Okay. So it’s Crysis 2. A game where you get told you’re the manliest man to ever man the man, and you’re supposed go out there and be a man. And that’s okay? Why? Well, because there’s aliens, seismic catastrophes, explosions, more aliens, guns, skyscrapers being destroyed, tanks, more explosions and a cyber suit that turns you into a small god. If I’m going to jump the shark, I want to jump it hard. Screw realism.

 

 

So I mean, is this a good game? Well… er… no, not in the sense that karaoke night with your friends after about 2 pints too many is going to produce “good music.” But is it a “good game” in the sense that for the 15 or so hours that you slug your way through the campaign, you’re going to feel so hyped up on fake tension, false manliness and manufactured testosterone that you feel like you could walk up to Hercules himself, punch him in the face and take a dump on his lawn while he watches with no fear? Yes. Yes it is.
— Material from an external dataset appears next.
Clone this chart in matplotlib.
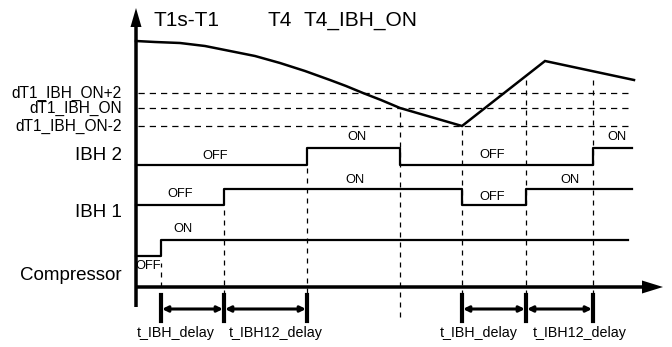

Crysis 2 is amazingly, stupidly, amazing.

 

 

Mechanically speaking… it has some solid toys and abilities for you to play with (visor-vision, nano-vision, nano-armor, cloak, super strength), but the focus is much more on making you feel like things are epic, rather than really being epic. Every enemy in the game can be killed by pushing “Q” to become invincible, walking slowly up to their face, and unloading 10 rounds of your marshal into their alien brains. AI complexity is also… lacking. The last “boss” was 4 aliens that could cloak and take quite a beating. Unfortunately, the real challenge came not from fighting them but from trying to find their indefinitely invisible selves after they got clipped on a piece of the environment. After that, it was a matter of shooting 10 rounds of the marshall in their head… reloading 10 shells slowly while standing right in front of them… unloading 10 more rounds of the marshal into their head… reloading again… and… well, you get the picture.

 

 

The plot is also non-existent. It is comprised of getting a super-suit and being told “shoot everything that moves” (human or alien), getting passed around like a cheap prom date between 3 different political parties who all take turns telling you that they are the only ones you can trust before completely betraying you and proving that they are absolutely not the only one you can trust, and ending with a giant earth-shattering explosion that becomes meaningless once the original Prophet (guy from Crysis 1) tells you that the joke’s on you, because the Ceph are actually just freaking everywhere and your work has just started so… yeah, how’s that for closure.

 

 

In the end though… I just can’t say I didn’t love it. There’s a bit around the 50%–70% portion of the game where things feel like they drag just a bit too much, but that can be said of a lot of games. Frankly, the gratuitous explosions, high octane situations and endless amount of shooting aliens in the face made it easy to forget all the other shortcomings the game has, keeping it at Tier 1 for me.